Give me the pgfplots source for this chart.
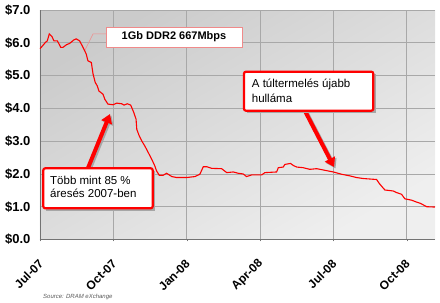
\documentclass[border=0pt]{standalone}
\usepackage{pgfplots}
\pgfplotsset{compat=1.18}
\usepackage{fontspec}
\setmainfont{Liberation Sans}
\usetikzlibrary{arrows.meta}
\definecolor{gridc}{HTML}{A8A8A8}
\definecolor{pinkc}{HTML}{F08A8A}
\definecolor{bgdark}{HTML}{CBCBCB}
\definecolor{bglight}{HTML}{EFEFEF}
\begin{document}
\begin{tikzpicture}
\path[use as bounding box] (0pt,0pt) rectangle (440pt,303pt);
\begin{axis}[
  at={(40pt,63.5pt)}, anchor=south west,
  scale only axis, width=395pt, height=229.5pt,
  xmin=0, xmax=16.16, ymin=0, ymax=7,
  axis background/.style={left color=bgdark, right color=bglight, shading angle=30},
  grid=major, major grid style={gridc, line width=0.6pt},
  separate axis lines,
  axis x line*=bottom, axis y line*=left,
  axis line style={draw=black!55, line width=0.8pt, -},
  xtick={0,3,6,9,12,15},
  xticklabels={Jul-07,Oct-07,Jan-08,Apr-08,Jul-08,Oct-08},
  ytick={0,1,2,3,4,5,6,7},
  yticklabels={\$0.0,\$1.0,\$2.0,\$3.0,\$4.0,\$5.0,\$6.0,\$7.0},
  xticklabel style={rotate=45, anchor=east, font=\fontsize{12}{14}\selectfont\bfseries, xshift=-10pt, yshift=-15pt},
  yticklabel style={font=\fontsize{13}{15}\selectfont\bfseries, xshift=-4pt},
  tick align=outside, major tick length=2pt,
  xtick style={draw=black!55},
  ytick style={draw=none},
  /pgf/number format/assume math mode=true,
  clip=false,
]
\addplot[red, line width=1.1pt, no marks] coordinates {
(0,5.82) (0.05,5.86) (0.22,6.01) (0.30,6.06) (0.38,6.27) (0.49,6.19) (0.57,6.06)
(0.71,6.06) (0.85,5.86) (0.94,5.86) (1.08,5.94) (1.21,5.98) (1.39,6.09) (1.48,6.12)
(1.62,6.06) (1.76,5.86) (1.89,5.66) (1.96,5.45) (2.10,5.40) (2.17,5.05) (2.26,4.79)
(2.34,4.69) (2.41,4.53) (2.58,4.43) (2.65,4.28) (2.78,4.13) (2.99,4.11) (3.14,4.16)
(3.34,4.14) (3.44,4.10) (3.57,4.14) (3.71,4.10) (3.84,3.87) (3.93,3.67) (3.96,3.36)
(4.06,3.16) (4.16,3.01) (4.29,2.85) (4.43,2.65) (4.57,2.45) (4.70,2.24) (4.77,2.09)
(4.88,1.96) (5.04,1.96) (5.18,2.02) (5.39,1.92) (5.59,1.89) (6.00,1.89) (6.34,1.92)
(6.54,1.99) (6.68,2.22) (6.82,2.22) (7.02,2.17) (7.43,2.16) (7.64,2.04) (7.91,2.06)
(8.11,2.02) (8.31,2.00) (8.45,1.92) (8.66,1.97) (9.07,1.97) (9.20,2.04) (9.68,2.06)
(9.75,2.19) (9.95,2.21) (10.02,2.29) (10.25,2.32) (10.36,2.26) (10.50,2.21) (10.77,2.19)
(11.04,2.14) (11.32,2.16) (11.66,2.11) (12.00,2.06) (12.34,1.99) (12.68,1.94) (12.95,1.89)
(13.22,1.86) (13.77,1.83) (13.88,1.71) (13.97,1.63) (14.11,1.51) (14.45,1.48) (14.59,1.43)
(14.79,1.38) (14.93,1.24) (15.20,1.20) (15.41,1.14) (15.57,1.10) (15.82,1.00) (16.16,0.99)
};
\end{axis}
% leader for series label
\draw[pinkc, line width=0.5pt] (106pt,269pt) -- (93pt,269pt) -- (85pt,253pt);
\node[draw=pinkc, fill=white, line width=0.7pt, minimum width=136pt, minimum height=20pt, inner sep=0pt,
      font=\fontsize{11}{12}\selectfont\bfseries] at (174pt,266pt) {1Gb DDR2 667Mbps};
% arrows
\draw[black!35, line width=4pt, -{Triangle[length=9pt,width=11pt]}] (89.5pt,133.5pt) -- (111.5pt,187.5pt);
\draw[red, line width=4pt, -{Triangle[length=9pt,width=11pt]}] (88pt,135pt) -- (110pt,189pt);
\draw[black!35, line width=4pt, -{Triangle[length=9pt,width=11pt]}] (306.5pt,190.5pt) -- (335.5pt,134.5pt);
\draw[red, line width=4pt, -{Triangle[length=9pt,width=11pt]}] (305pt,192pt) -- (334pt,136pt);
% callout 2
\fill[black!35] (45.8pt,92.2pt) rectangle (155.2pt,132.2pt);
\draw[red, line width=2.2pt, fill=white, rounded corners=2pt] (43.3pt,94.7pt) rectangle (152.7pt,134.7pt);
\node[anchor=west, inner sep=0pt, font=\fontsize{11.5}{13}\selectfont] at (50pt,122.3pt) {Több mint 85 \%};
\node[anchor=west, inner sep=0pt, font=\fontsize{11.5}{13}\selectfont] at (50pt,109.7pt) {áresés 2007-ben};
% callout 3
\fill[black!35] (246.5pt,189.8pt) rectangle (375.8pt,228.8pt);
\draw[red, line width=2.2pt, fill=white, rounded corners=2pt] (244pt,192.3pt) rectangle (373.3pt,231.3pt);
\node[anchor=west, inner sep=0pt, font=\fontsize{11.5}{13}\selectfont] at (251.7pt,219pt) {A túltermelés újabb};
\node[anchor=west, inner sep=0pt, font=\fontsize{11.5}{13}\selectfont] at (251.7pt,204.7pt) {hulláma};
% source
\node[anchor=west, inner sep=0pt, text=black!65, font=\fontsize{6}{7}\selectfont\itshape] at (43pt,6pt) {Source: DRAM eXchange};
\end{tikzpicture}
\end{document}
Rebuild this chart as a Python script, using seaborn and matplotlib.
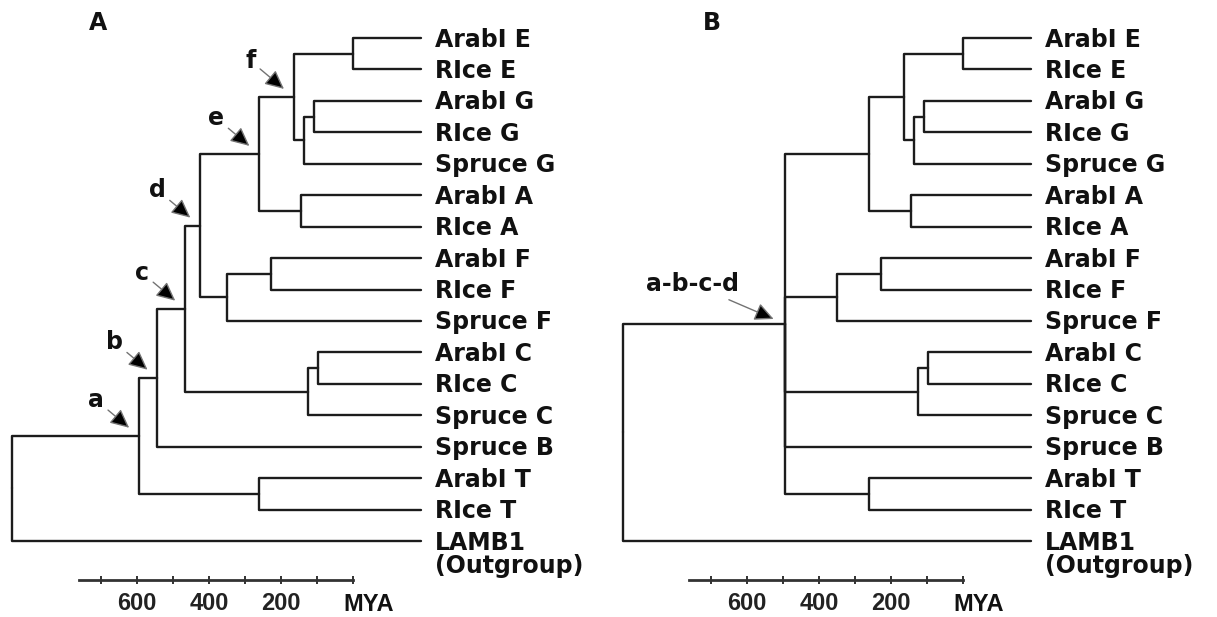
import matplotlib
matplotlib.use("Agg")
import matplotlib.pyplot as plt
import seaborn as sns
import pandas as pd

# ---------------- data ----------------
leaf_labels = ["ArabI E", "RIce E", "ArabI G", "RIce G", "Spruce G",
               "ArabI A", "RIce A", "ArabI F", "RIce F", "Spruce F",
               "ArabI C", "RIce C", "Spruce C", "Spruce B",
               "ArabI T", "RIce T", "LAMB1"]
outgroup_note = "(Outgroup)"
leaf_age = -188  # tip position on the drawn MYA scale

# Tree A: internal nodes (name, age in MYA on the drawn scale, children)
nodeA_names = ["E", "G", "GS", "f", "Acl", "e", "F", "FS", "d",
               "C", "CS", "c", "b", "T", "a", "root"]
nodeA_ages = [2, 110, 138, 166, 146, 262, 228, 350, 426,
              98, 126, 468, 545, 262, 596, 948]
nodeA_children = [["ArabI E", "RIce E"], ["ArabI G", "RIce G"], ["G", "Spruce G"],
                  ["E", "GS"], ["ArabI A", "RIce A"], ["f", "Acl"],
                  ["ArabI F", "RIce F"], ["F", "Spruce F"], ["e", "FS"],
                  ["ArabI C", "RIce C"], ["C", "Spruce C"], ["d", "CS"],
                  ["c", "Spruce B"], ["ArabI T", "RIce T"], ["b", "T"],
                  ["a", "LAMB1"]]
arrowA_nodes = ["a", "b", "c", "d", "e", "f"]
arrowA_texts = ["a", "b", "c", "d", "e", "f"]

# Tree B: duplications a-b-c-d collapsed into one node
nodeB_names = ["E", "G", "GS", "f", "Acl", "e", "F", "FS",
               "C", "CS", "T", "abcd", "root"]
nodeB_ages = [2, 110, 138, 166, 146, 262, 228, 350,
              98, 126, 262, 495, 945]
nodeB_children = [["ArabI E", "RIce E"], ["ArabI G", "RIce G"], ["G", "Spruce G"],
                  ["E", "GS"], ["ArabI A", "RIce A"], ["f", "Acl"],
                  ["ArabI F", "RIce F"], ["F", "Spruce F"],
                  ["ArabI C", "RIce C"], ["C", "Spruce C"],
                  ["ArabI T", "RIce T"],
                  ["e", "FS", "CS", "Spruce B", "T"],
                  ["abcd", "LAMB1"]]
arrowB_nodes = ["abcd"]
arrowB_texts = ["a-b-c-d"]

scale_ticks = [700, 600, 500, 400, 300, 200, 100, 0]
scale_labels = ["", "600", "", "400", "", "200", "", ""]
scale_unit = "MYA"
scale_start = 762
panel_titles = ["A", "B"]

# ---------------- helpers ----------------
def layout(names, ages, children):
    pos = {leaf: (leaf_age, i) for i, leaf in enumerate(leaf_labels)}
    nodes = {n: (a, ch) for n, a, ch in zip(names, ages, children)}

    def place(n):
        if n in pos:
            return pos[n]
        age, ch = nodes[n]
        ys = [place(c)[1] for c in ch]
        pos[n] = (age, (min(ys) + max(ys)) / 2.0)
        return pos[n]

    place("root")
    rows = []
    seg = 0
    for n in names:
        age, ch = nodes[n]
        x0, y0 = pos[n]
        for c in ch:
            xc, yc = pos[c]
            rows += [(seg, x0, y0), (seg, x0, yc), (seg, xc, yc)]
            seg += 1
    return pos, pd.DataFrame(rows, columns=["seg", "x", "y"])


sns.set_theme(style="white")
plt.rcParams["font.family"] = ["DejaVu Sans"]
plt.rcParams["font.weight"] = "bold"

W, H = 1217, 617
fig = plt.figure(figsize=(W / 100, H / 100), dpi=100)

line_color = "#1c1c1c"
label_fs = 17


def draw_panel(ax, names, ages, children, arrow_nodes, arrow_texts, arrow_offsets):
    pos, df = layout(names, ages, children)
    sns.lineplot(data=df, x="x", y="y", units="seg", estimator=None, sort=False,
                 color=line_color, linewidth=1.7, ax=ax, legend=False)
    ax.set_xlim(981.4, -685.3)
    ax.set_ylim(17.239, -1.2087)
    ax.set(xlabel="", ylabel="")
    ax.set_yticks([])
    for s in ["top", "right", "left"]:
        ax.spines[s].set_visible(False)
    sp = ax.spines["bottom"]
    sp.set_visible(True)
    sp.set_color("#333333")
    sp.set_linewidth(2.0)
    sp.set_bounds(0, scale_start)
    ax.set_xticks(scale_ticks)
    ax.set_xticklabels(scale_labels, fontfamily="Liberation Sans",
                       fontweight="bold", fontsize=17)
    ax.tick_params(axis="x", direction="inout", length=6, width=1.3,
                   colors="#222222", pad=6.0, bottom=True)
    ax.annotate(scale_unit, xy=(0, 0), xycoords=("data", "axes fraction"),
                xytext=(15, -31), textcoords="offset pixels",
                ha="center", va="baseline", fontfamily="Liberation Sans",
                fontweight="bold", fontsize=17, color="#111111")
    # leaf labels
    for leaf in leaf_labels:
        x, y = pos[leaf]
        ax.annotate(leaf, xy=(x, y), xytext=(14, -8.5), textcoords="offset pixels",
                    ha="left", va="baseline", fontsize=label_fs,
                    fontweight="bold", color="#111111", annotation_clip=False)
    x, y = pos["LAMB1"]
    ax.annotate(outgroup_note, xy=(x, y), xytext=(14, -32), textcoords="offset pixels",
                ha="left", va="baseline", fontsize=label_fs,
                fontweight="bold", color="#111111", annotation_clip=False)
    # arrows to duplication nodes
    for n, t, off in zip(arrow_nodes, arrow_texts, arrow_offsets):
        ax.annotate(t, xy=pos[n], xytext=off, textcoords="offset pixels",
                    ha="center", va="center", fontsize=label_fs,
                    fontweight="bold", color="#111111",
                    arrowprops=dict(arrowstyle="-|>,head_length=1.15,head_width=0.55",
                                    mutation_scale=10, fc="black", ec="0.45",
                                    lw=1.0, shrinkA=1, shrinkB=9))
    return pos


axA = fig.add_axes([0, 37 / H, 600 / W, 580 / H])
axB = fig.add_axes([610 / W, 37 / H, 600 / W, 580 / H])
axA.patch.set_alpha(0)
axB.patch.set_alpha(0)

draw_panel(axA, nodeA_names, nodeA_ages, nodeA_children, arrowA_nodes, arrowA_texts,
           [(-43, 36)] * len(arrowA_nodes))
draw_panel(axB, nodeB_names, nodeB_ages, nodeB_children, arrowB_nodes, arrowB_texts,
           [(-93, 40)])

fig.text(98 / W, 1 - 23 / H, panel_titles[0], ha="center", va="center",
         fontsize=label_fs, fontweight="bold", color="#111111")
fig.text(712 / W, 1 - 23 / H, panel_titles[1], ha="center", va="center",
         fontsize=label_fs, fontweight="bold", color="#111111")

fig.savefig("out.png", dpi=100, facecolor="white")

◇ ◇ ◇

> _Description of the task_: Search the records above for the string "matplotlib". Copy every line that contains it.

> _Full response_:
Rebuild this chart as a Python script, using seaborn and matplotlib.
import matplotlib
matplotlib.use("Agg")
import matplotlib.pyplot as plt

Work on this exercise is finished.